*Problem requirements:* Stop at the line containing "y_ticks = [0, 1000, 2000, 3000, 4000, 5000, 6000, 7000, 8000]": write out every line from the beginning of the entries up to and including it, minus the pictures.

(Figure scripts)
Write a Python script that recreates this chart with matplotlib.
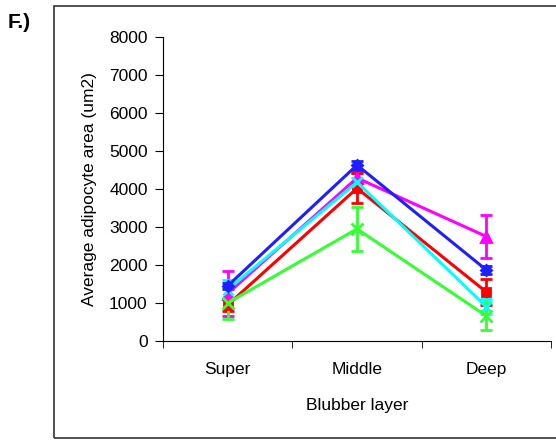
"""Average adipocyte area by blubber layer (panel F)."""
import matplotlib

matplotlib.use("Agg")
import matplotlib.pyplot as plt  # noqa: E402
from matplotlib.patches import Rectangle  # noqa: E402

plt.rcParams["font.family"] = ["Liberation Sans", "DejaVu Sans"]

layers = ["Super", "Middle", "Deep"]
y_ticks = [0, 1000, 2000, 3000, 4000, 5000, 6000, 7000, 8000]

# mean area and error per series
magenta_mean = [1250, 4290, 2750]
magenta_err = [580, 120, 560]
red_mean = [950, 4020, 1290]
red_err = [150, 400, 350]
cyan_mean = [1350, 4180, 900]
cyan_err = [250, 100, 200]
green_mean = [1000, 2950, 660]
green_err = [420, 580, 370]
blue_mean = [1450, 4630, 1870]
blue_err = [80, 120, 100]

series = [
    (magenta_mean, magenta_err, "#FF00FF", "^", 7),
    (red_mean, red_err, "#FF0000", "s", 6),
    (cyan_mean, cyan_err, "#00FFFF", "x", 7),
    (green_mean, green_err, "#33FF33", "x", 8),
    (blue_mean, blue_err, "#1E1EFF", "D", 5),
]

FS = 12.5

fig = plt.figure(figsize=(5.56, 4.41), dpi=100)
ax = fig.add_axes([163 / 556, 100 / 441, 388 / 556, 304 / 441])

xs = range(len(layers))
for mean, err, color, marker, size in series:
    ax.errorbar(xs, mean, yerr=err, color=color, marker=marker, markersize=size,
                markeredgewidth=2, linewidth=2.2, capsize=4, capthick=2, elinewidth=2)

ax.set_xlim(-0.5, 2.5)
ax.set_ylim(0, 8000)
ax.set_yticks(y_ticks)
ax.set_xticks(xs)
ax.set_xticklabels(layers)
ax.set_xticks([-0.5, 0.5, 1.5, 2.5], minor=True)
ax.tick_params(axis="x", which="major", length=0, pad=15, labelsize=FS)
ax.tick_params(axis="x", which="minor", length=5, direction="out")
ax.tick_params(axis="y", length=6, direction="out", pad=5, labelsize=FS)
ax.spines["top"].set_visible(False)
ax.spines["right"].set_visible(False)
ax.set_ylabel("Average adipocyte area (um2)", fontsize=FS, labelpad=9)
ax.set_xlabel("Blubber layer", fontsize=FS, labelpad=15)

# outer frame around the chart
fig.patches.append(Rectangle((54 / 556, 3 / 441), 0.99, 432 / 441,
                             transform=fig.transFigure, fill=False,
                             edgecolor="#333333", linewidth=1.2))
fig.text(8 / 556, 1 - 23 / 441, "F.)", fontsize=15, fontweight="bold",
         va="center")

fig.savefig("out.png", dpi=100)
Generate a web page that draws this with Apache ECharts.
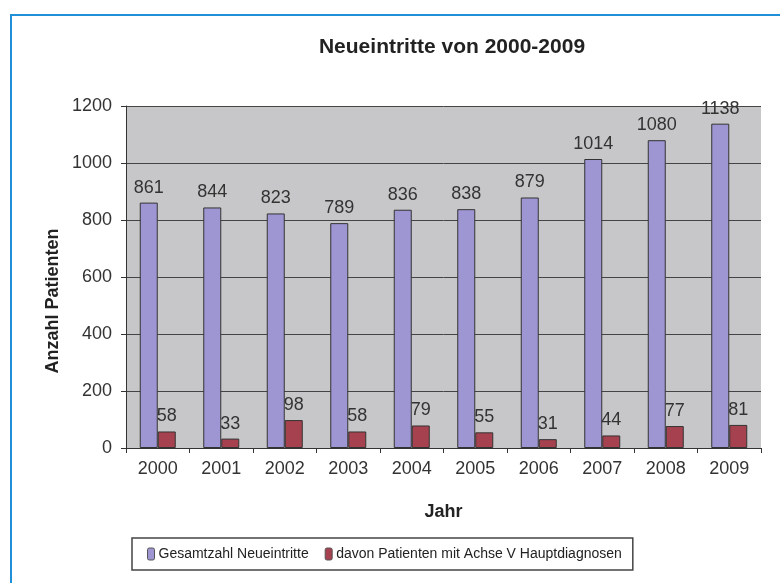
<!DOCTYPE html>
<html>
<head>
<meta charset="utf-8">
<script src="https://cdn.jsdelivr.net/npm/echarts@6/dist/echarts.min.js"></script>
<style>
  html, body { margin: 0; padding: 0; background: #fff; }
  #frame {
    position: absolute; left: 10px; top: 14px; width: 780px; height: 600px;
    border-top: 2px solid #1f8fd8; border-left: 2px solid #1f8fd8;
  }
  #chart { position: absolute; left: 0; top: 0; width: 780px; height: 583px; }
</style>
</head>
<body>
<div id="frame"></div>
<div id="chart"></div>
<script>
var years = ['2000', '2001', '2002', '2003', '2004', '2005', '2006', '2007', '2008', '2009'];
var gesamt = [861, 844, 823, 789, 836, 838, 879, 1014, 1080, 1138];
var achseV = [58, 33, 98, 58, 79, 55, 31, 44, 77, 81];
var yTicks = [0, 200, 400, 600, 800, 1000, 1200];

var chart = echarts.init(document.getElementById('chart'));
var font = 'Liberation Sans, Arial, sans-serif';

var option = {
  animation: false,
  textStyle: { fontFamily: font },
  title: {
    text: 'Neueintritte von 2000-2009',
    left: 447,
    textAlign: 'center',
    top: 32,
    textStyle: { fontSize: 21, fontWeight: 'bold', color: '#222', fontFamily: font }
  },
  grid: { left: 126, right: 19, top: 106, bottom: 135, show: true, backgroundColor: '#c7c7c9', borderWidth: 0 },
  legend: {
    left: 132, top: 538,
    padding: [9, 11, 9, 15],
    itemWidth: 7, itemHeight: 12, itemGap: 16,
    borderColor: '#444', borderWidth: 1.5,
    itemStyle: { borderColor: '#555', borderWidth: 1 },
    textStyle: { fontSize: 14, color: '#222', fontFamily: font, padding: [0, 0, 0, -1] },
    data: ['Gesamtzahl Neueintritte', 'davon Patienten mit Achse V Hauptdiagnosen']
  },
  xAxis: {
    type: 'category',
    data: years,
    name: 'Jahr',
    nameLocation: 'middle',
    nameGap: 55,
    nameTextStyle: { fontSize: 18, fontWeight: 'bold', color: '#222' },
    axisLine: { lineStyle: { color: '#333', width: 1 } },
    axisTick: { show: true, length: 5, lineStyle: { color: '#333' } },
    axisLabel: { fontSize: 18, color: '#333', margin: 12 }
  },
  yAxis: {
    type: 'value',
    min: yTicks[0], max: yTicks[yTicks.length - 1], interval: 200,
    axisLine: { show: true, lineStyle: { color: '#333', width: 1 } },
    axisTick: { show: true, length: 5, lineStyle: { color: '#333' } },
    axisLabel: { fontSize: 18, color: '#333', margin: 14, formatter: function (v) { return String(v); } },
    splitLine: { lineStyle: { color: '#444', width: 1 } }
  },
  graphic: [{
    type: 'text',
    x: 53, y: 301,
    rotation: Math.PI / 2,
    style: {
      text: 'Anzahl Patienten',
      font: 'bold 18px ' + font,
      fill: '#222',
      textAlign: 'center',
      textVerticalAlign: 'middle'
    }
  }],
  series: [
    {
      name: 'Gesamtzahl Neueintritte',
      type: 'bar',
      data: gesamt,
      barWidth: 18,
      barGap: '0%',
      itemStyle: { color: '#9d96d2', borderColor: '#333', borderWidth: 1 },
      label: { show: true, position: 'top', distance: 6, fontSize: 18, color: '#333' }
    },
    {
      name: 'davon Patienten mit Achse V Hauptdiagnosen',
      type: 'bar',
      data: achseV,
      barWidth: 18,
      itemStyle: { color: '#a6414f', borderColor: '#333', borderWidth: 1 },
      label: { show: true, position: 'top', distance: 6, fontSize: 18, color: '#333' }
    }
  ]
};

chart.setOption(option);
</script>
</body>
</html>
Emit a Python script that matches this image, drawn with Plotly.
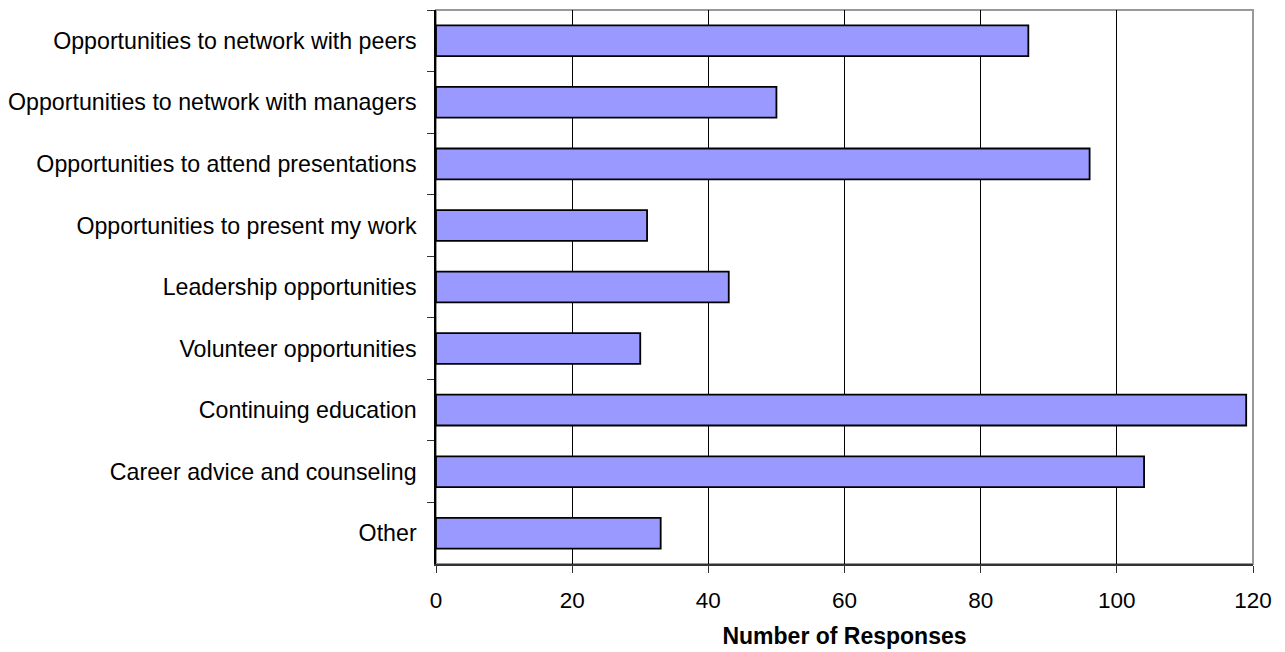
import plotly.graph_objects as go

categories = [
    "Opportunities to network with peers",
    "Opportunities to network with managers",
    "Opportunities to attend presentations",
    "Opportunities to present my work",
    "Leadership opportunities",
    "Volunteer opportunities",
    "Continuing education",
    "Career advice and counseling",
    "Other",
]
responses = [87, 50, 96, 31, 43, 30, 119, 104, 33]
x_ticks = [0, 20, 40, 60, 80, 100, 120]
x_title = "Number of Responses"

FONT = "Liberation Sans, Arial, Helvetica, sans-serif"

fig = go.Figure(
    go.Bar(
        x=responses,
        y=categories,
        orientation="h",
        marker=dict(color="#9999FF", line=dict(color="#000000", width=1.8)),
        width=0.5,
        hoverinfo="x+y",
    )
)

fig.update_layout(
    width=1285,
    height=652,
    margin=dict(l=436, r=32, t=10, b=88, pad=0, autoexpand=False),
    paper_bgcolor="white",
    plot_bgcolor="white",
    showlegend=False,
    font=dict(family=FONT, color="black", size=22),
    xaxis=dict(
        range=[0, 120],
        tickvals=x_ticks,
        ticktext=[str(v) for v in x_ticks],
        showgrid=True,
        gridcolor="#000000",
        gridwidth=1,
        zeroline=False,
        showline=True,
        linecolor="#333333",
        linewidth=1.5,
        ticks="outside",
        ticklen=7,
        tickcolor="#333333",
        tickfont=dict(size=22.5, family=FONT, color="black"),
        ticklabelstandoff=8,
        automargin=False,
        title=dict(
            text="<b>" + x_title + "</b>",
            font=dict(size=23, family=FONT, color="black"),
            standoff=16,
        ),
        fixedrange=True,
    ),
    yaxis=dict(
        type="category",
        categoryorder="array",
        categoryarray=categories,
        autorange="reversed",
        showgrid=False,
        zeroline=False,
        showline=True,
        linecolor="#000000",
        linewidth=1.5,
        ticks="outside",
        tickson="boundaries",
        ticklen=7,
        tickcolor="#333333",
        tickfont=dict(size=23.2, family=FONT, color="black"),
        ticklabelstandoff=13,
        automargin=False,
        fixedrange=True,
    ),
    shapes=[
        dict(
            type="rect", xref="paper", yref="paper", x0=0, x1=1, y0=0, y1=1,
            line=dict(color="#999999", width=2), fillcolor="rgba(0,0,0,0)",
            layer="below",
        )
    ],
)

fig.write_html("out.html")
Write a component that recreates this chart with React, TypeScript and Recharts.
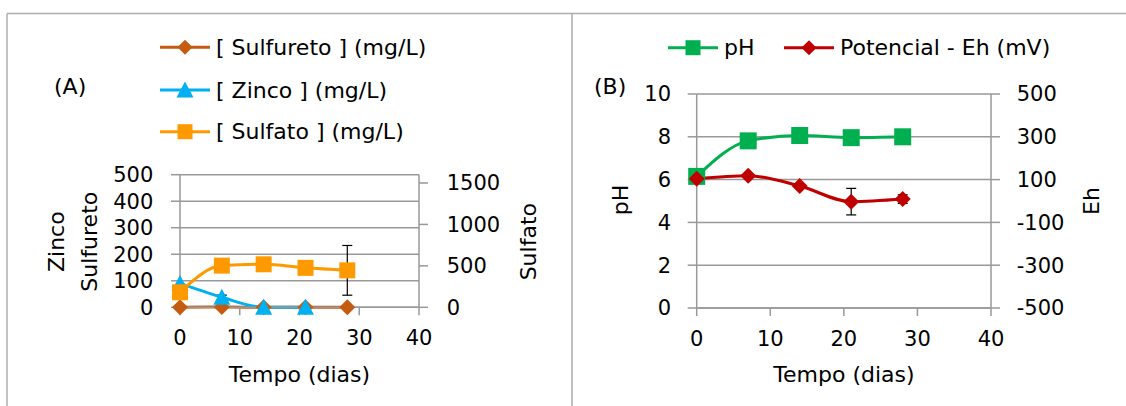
import React from "react";
import { LineChart, Line, XAxis, YAxis, CartesianGrid, ErrorBar } from "recharts";

// sampling days
const days = [0, 7, 14, 21, 28];

// panel A: concentrations (mg/L)
const sulfureto = [0, 1, 0, 0, 0];
const zinco = [90, 38, 0, 0];
const zincoErr = [0, 8, 0, 0];
const sulfato = [181, 503, 519, 476, 446];
const sulfatoErr = [0, 0, 0, 0, 300];

// panel B: pH and redox potential (mV)
const ph = [6.15, 7.81, 8.06, 7.96, 8.0];
const eh = [104, 118, 70, -3, 9];
const ehErr = [0, 0, 0, 62, 20];

const dayTicks = [0, 10, 20, 30, 40];
const concTicks = [0, 100, 200, 300, 400, 500];
const sulfatoTicks = [0, 500, 1000, 1500];
const phTicks = [0, 2, 4, 6, 8, 10];
const ehTicks = [-500, -300, -100, 100, 300, 500];

const FONT = "DejaVu Sans";
const GRID = "#999999";

const C_SULFURETO = "#c55a11";
const C_ZINCO = "#00b0f0";
const C_SULFATO = "#ff9900";
const C_PH = "#00b050";
const C_EH = "#c00000";

type Shape = "square" | "diamond" | "triangle";

const rowsA = days.map((d, i) => ({
  day: d,
  sulfureto: sulfureto[i],
  zinco: zinco[i],
  zincoErr: zincoErr[i] ? zincoErr[i] : undefined,
  sulfato: sulfato[i],
  sulfatoErr: sulfatoErr[i] ? sulfatoErr[i] : undefined,
}));

const rowsB = days.map((d, i) => ({
  day: d,
  ph: ph[i],
  eh: eh[i],
  ehErr: ehErr[i] ? ehErr[i] : undefined,
}));

function markerPath(shape: Shape, cx: number, cy: number, s: number) {
  const h = s / 2;
  if (shape === "square") return `M${cx - h},${cy - h}h${s}v${s}h${-s}Z`;
  if (shape === "diamond")
    return `M${cx},${cy - h}L${cx + h},${cy}L${cx},${cy + h}L${cx - h},${cy}Z`;
  return `M${cx},${cy - h - 1}L${cx + h + 1},${cy + h}L${cx - h - 1},${cy + h}Z`;
}

function Marker({ cx, cy, shape, color, size }: { cx?: number; cy?: number; shape: Shape; color: string; size: number }) {
  if (cx == null || cy == null || isNaN(cx) || isNaN(cy)) return <g />;
  return <path d={markerPath(shape, cx, cy, size)} fill={color} stroke="none" />;
}

const dotFor = (name: string, shape: Shape, color: string, size: number) => (p: any) =>
  <Marker key={`${name}-${p.index}`} cx={p.cx} cy={p.cy} shape={shape} color={color} size={size} />;

const tickStyle = { fill: "#000", fontSize: 21, fontFamily: FONT };

function LegendItem({ x, y, color, shape, label }: { x: number; y: number; color: string; shape: Shape; label: string }) {
  // x is the marker centre, y the row centre
  return (
    <g>
      <line x1={x - 25} x2={x + 25} y1={y} y2={y} stroke={color} strokeWidth={3} />
      <path d={markerPath(shape, x, y, shape === "square" ? 15 : 15)} fill={color} />
      <text x={x + 31} y={y + 7.7} fontSize={22} fontFamily={FONT} fill="#000">
        {label}
      </text>
    </g>
  );
}

function VLabel({ x, y, text }: { x: number; y: number; text: string }) {
  return (
    <text x={x} y={y} transform={`rotate(-90 ${x} ${y})`} textAnchor="middle" fontSize={22} fontFamily={FONT} fill="#000">
      {text}
    </text>
  );
}

export default function App() {
  return (
    <div style={{ position: "absolute", left: 0, top: 0, width: 1126, height: 406, background: "#fff", overflow: "hidden" }}>
      {/* panel A */}
      <div style={{ position: "absolute", left: 0, top: 0 }}>
        <LineChart width={570} height={406} data={rowsA} margin={{ top: 174.7, right: 91, bottom: 58.7, left: 120 }}>
          <CartesianGrid yAxisId="left" vertical={false} stroke={GRID} strokeWidth={1.5} />
          <XAxis
            dataKey="day"
            type="number"
            domain={[0, 40]}
            ticks={dayTicks}
            interval={0}
            height={40}
            stroke={GRID}
            strokeWidth={1.5}
            tickSize={8}
            tickMargin={14.7}
            tick={tickStyle}
          />
          <YAxis
            yAxisId="left"
            domain={[0, 500]}
            ticks={concTicks}
            interval={0}
            width={60}
            stroke={GRID}
            strokeWidth={1.5}
            tickSize={9}
            tickMargin={17.7}
            tick={tickStyle}
          />
          <YAxis
            yAxisId="right"
            orientation="right"
            domain={[0, 1600]}
            ticks={sulfatoTicks}
            interval={0}
            width={60}
            stroke={GRID}
            strokeWidth={1.5}
            tickSize={9}
            tickMargin={18.7}
            tick={tickStyle}
          />
          <Line
            yAxisId="left"
            type="monotone"
            dataKey="sulfureto"
            stroke={C_SULFURETO}
            strokeWidth={3}
            dot={dotFor("sulfureto", "diamond", C_SULFURETO, 16)}
            isAnimationActive={false}
          />
          <Line
            yAxisId="left"
            type="monotone"
            dataKey="zinco"
            stroke={C_ZINCO}
            strokeWidth={3}
            dot={dotFor("zinco", "triangle", C_ZINCO, 15)}
            isAnimationActive={false}
          >
            <ErrorBar dataKey="zincoErr" direction="y" width={5} stroke="#000" strokeWidth={1.2} />
          </Line>
          <Line
            yAxisId="right"
            type="monotone"
            dataKey="sulfato"
            stroke={C_SULFATO}
            strokeWidth={3}
            dot={dotFor("sulfato", "square", C_SULFATO, 16)}
            isAnimationActive={false}
          >
            <ErrorBar dataKey="sulfatoErr" direction="y" width={5} stroke="#000" strokeWidth={1.2} />
          </Line>
        </LineChart>
      </div>

      {/* panel B */}
      <div style={{ position: "absolute", left: 572, top: 0 }}>
        <LineChart width={554} height={406} data={rowsB} margin={{ top: 94, right: 75, bottom: 58, left: 64.7 }}>
          <CartesianGrid yAxisId="left" vertical={false} stroke={GRID} strokeWidth={1.5} />
          <XAxis
            dataKey="day"
            type="number"
            domain={[0, 40]}
            ticks={dayTicks}
            interval={0}
            height={40}
            stroke={GRID}
            strokeWidth={1.5}
            tickSize={8}
            tickMargin={14.7}
            tick={tickStyle}
          />
          <YAxis
            yAxisId="left"
            domain={[0, 10]}
            ticks={phTicks}
            interval={0}
            width={60}
            stroke={GRID}
            strokeWidth={1.5}
            tickSize={9}
            tickMargin={16.7}
            tick={tickStyle}
          />
          <YAxis
            yAxisId="right"
            orientation="right"
            domain={[-500, 500]}
            ticks={ehTicks}
            interval={0}
            width={60}
            stroke={GRID}
            strokeWidth={1.5}
            tickSize={9}
            tickMargin={16.7}
            tick={tickStyle}
          />
          <Line
            yAxisId="left"
            type="monotone"
            dataKey="ph"
            stroke={C_PH}
            strokeWidth={3}
            dot={dotFor("ph", "square", C_PH, 17)}
            isAnimationActive={false}
          />
          <Line
            yAxisId="right"
            type="monotone"
            dataKey="eh"
            stroke={C_EH}
            strokeWidth={3}
            dot={dotFor("eh", "diamond", C_EH, 16)}
            isAnimationActive={false}
          >
            <ErrorBar dataKey="ehErr" direction="y" width={5} stroke="#000" strokeWidth={1.2} />
          </Line>
        </LineChart>
      </div>

      {/* frames, legends and titles */}
      <svg width={1126} height={406} style={{ position: "absolute", left: 0, top: 0, pointerEvents: "none" }}>
        <g stroke="#adadad" strokeWidth={1.5} fill="none">
          <line x1={7} y1={13.5} x2={1126} y2={13.5} />
          <line x1={7} y1={13.5} x2={7} y2={406} />
          <line x1={572} y1={13.5} x2={572} y2={406} />
        </g>

        <LegendItem x={185} y={47.3} color={C_SULFURETO} shape="diamond" label="[ Sulfureto ] (mg/L)" />
        <LegendItem x={185} y={90} color={C_ZINCO} shape="triangle" label="[ Zinco ] (mg/L)" />
        <LegendItem x={185} y={131.7} color={C_SULFATO} shape="square" label="[ Sulfato ] (mg/L)" />

        <LegendItem x={693} y={47.7} color={C_PH} shape="square" label="pH" />
        <LegendItem x={809} y={47.7} color={C_EH} shape="diamond" label="Potencial - Eh (mV)" />

        <g fontSize={22} fontFamily={FONT} fill="#000">
          <text x={54} y={93.8}>(A)</text>
          <text x={594} y={93.8}>(B)</text>
          <text x={299.5} y={381.7} textAnchor="middle">Tempo (dias)</text>
          <text x={844} y={381.7} textAnchor="middle">Tempo (dias)</text>
        </g>

        <VLabel x={64} y={241.7} text="Zinco" />
        <VLabel x={97} y={241.7} text="Sulfureto" />
        <VLabel x={536} y={241.7} text="Sulfato" />
        <VLabel x={628} y={200} text="pH" />
        <VLabel x={1099} y={201} text="Eh" />
      </svg>
    </div>
  );
}
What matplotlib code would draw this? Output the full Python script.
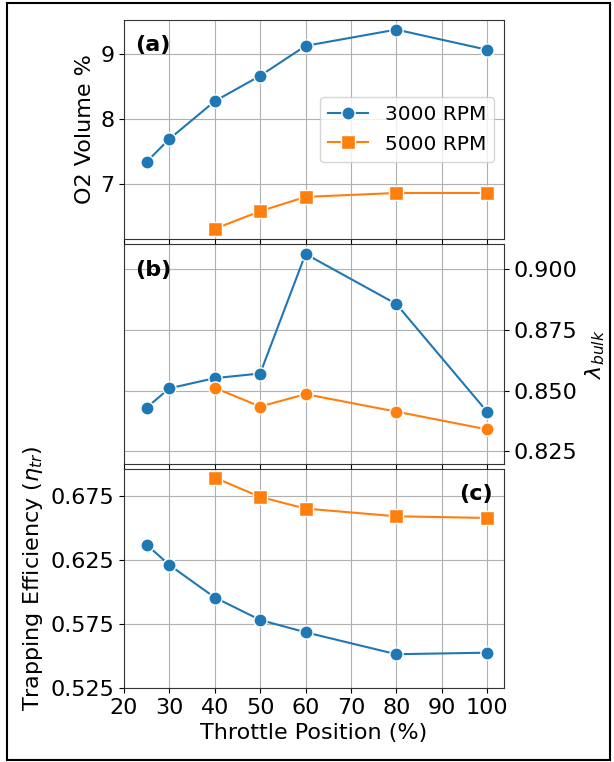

*Expected output:*
Write a Python script that recreates this chart with matplotlib.
"""Average adipocyte area by blubber layer (panel F)."""
import matplotlib

matplotlib.use("Agg")
import matplotlib.pyplot as plt  # noqa: E402
from matplotlib.patches import Rectangle  # noqa: E402

plt.rcParams["font.family"] = ["Liberation Sans", "DejaVu Sans"]

layers = ["Super", "Middle", "Deep"]
y_ticks = [0, 1000, 2000, 3000, 4000, 5000, 6000, 7000, 8000]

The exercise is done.